Animal Planet - Scotland secret wildlife

  • 6 years ago
There is a hidden world of danger and mystery tucked away in North Ayrshire. A world that is forbidden to visit, save by the abundance of wildlife that calls it home. The Ardeer Peninsula is approximately 3km long and extends southeast from Stevenston towards Irvine.

The Ardeer site proved to be ideally suited to the manufacture of high explosives. When Alfred Nobel moved to the area in 1871, he described it vividly in a letter to his brother.

“Picture to yourself everlasting bleak sand dunes with no buildings. Only rabbits find a little nourishment here; they eat a substance which quite unjustifiably goes by the name of grass. It is a sand desert where the wind always blows often howls filling the ears with sand. Between us and America, there is nothing but water a sea whose mighty waves are always raging and foaming. Now you will have some idea of the place where I am living. Without work the place would be intolerable.”
Established in 1871, the Nobel Explosives Company was once one of the largest explosive manufacturing companies in the world, at its peak, employing nearly 13,000 people. The factory closed in the 1990’s after having been taken over and operated by Imperial Chemical Industries (ICI) in 1926. Since the 1990’s nature has been left to reclaim the site, making it one of the most important sites for wildlife in the UK.

Local wildlife expert Iain Hamlin knows the area well and has studied it extensively. Iain was kind enough to contribute information to Where’s Wildlife in Ayrshire for the creation of this blog.

The Ardeer Peninsula is a large sand dune system in Stevenston, North Ayrshire. Much of the peninsula’s 400+ hectares have been developed for industry, but, historically, development was generally light, so the site remains characterised in large part by natural and semi-natural habitats.

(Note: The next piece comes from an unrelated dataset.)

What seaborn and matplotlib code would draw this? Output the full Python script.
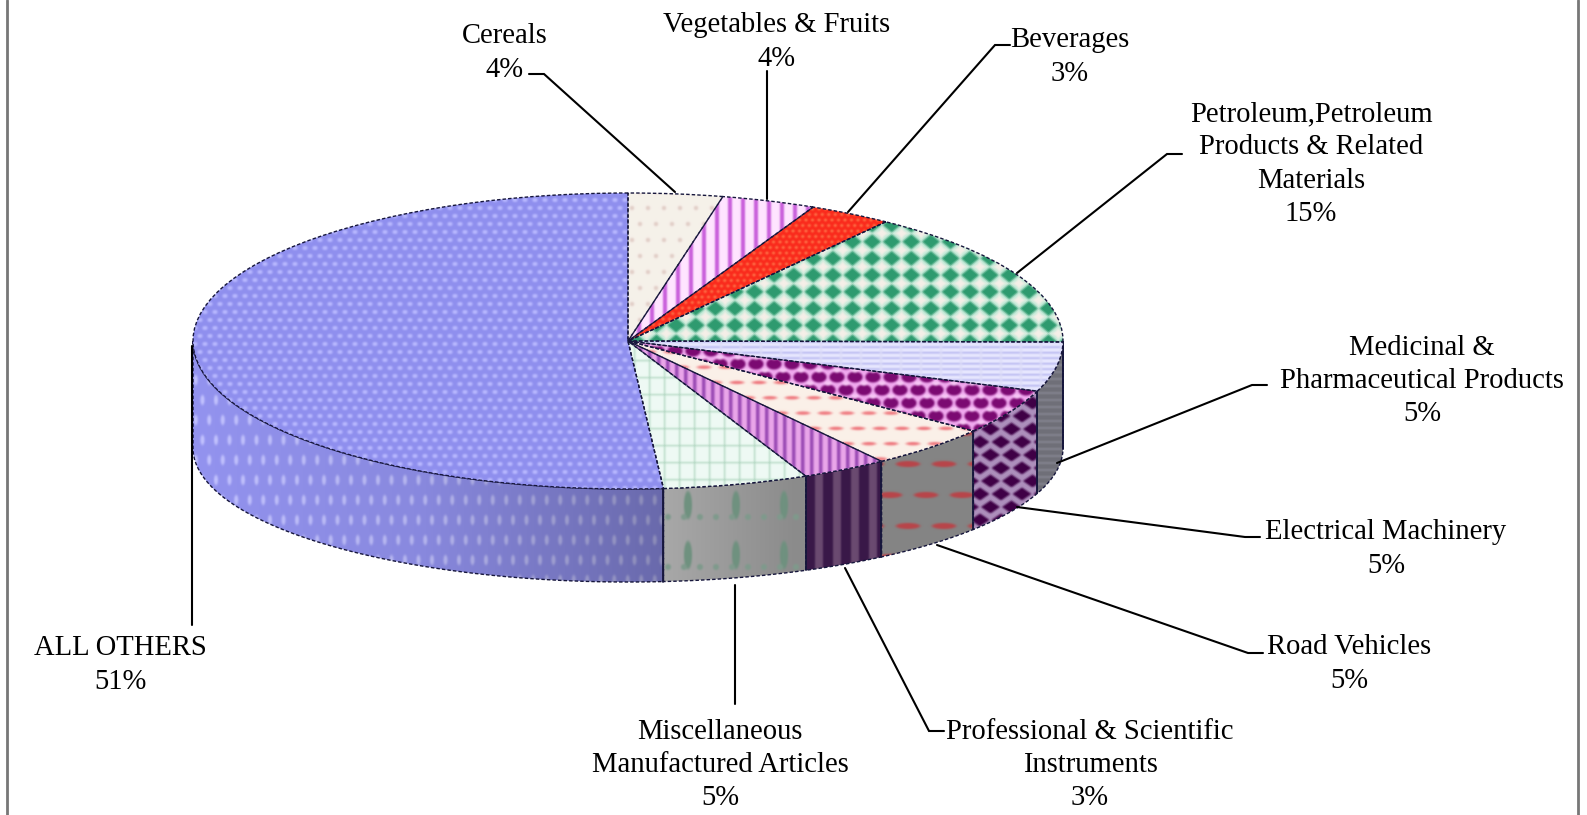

The western fringe of the peninsula is dominated by 3 kilometers of crumbling sea wall. Stretches of these sea defenses are well-vegetated, supporting plant species typical of sea cliffs, such as Thrift, Wild Thyme and Scots Lovage. In places, the sea defences support Marram-dominated, dynamic foredunes. Along with the site’s other open sandy areas, they support several sand dune specialist invertebrates. Among the beetles, Dune Chafer, the darkling beetle Phylan gibbus and the hister beetle Hypocaccus rugiceps (Nationally Scarce A) are rarities. The latter species is largely restricted to sand dunes in western Britain between Wales and Ayrshire. The rare sand dune hoverfly Eumerus sabulonum (Nationally Scarce B) has an almost identical distribution. It is frequently encountered in the peninsula’s more sparsely vegetated, sandy areas, where its larval foodplant Sheep’s-bit grows. Similar, sparsely vegetated sandy areas are also the usual haunt of the tiny Flea Bee-fly (Nationally Scarce B), a dune specialist which can be found by searching the flower heads of yellow composites.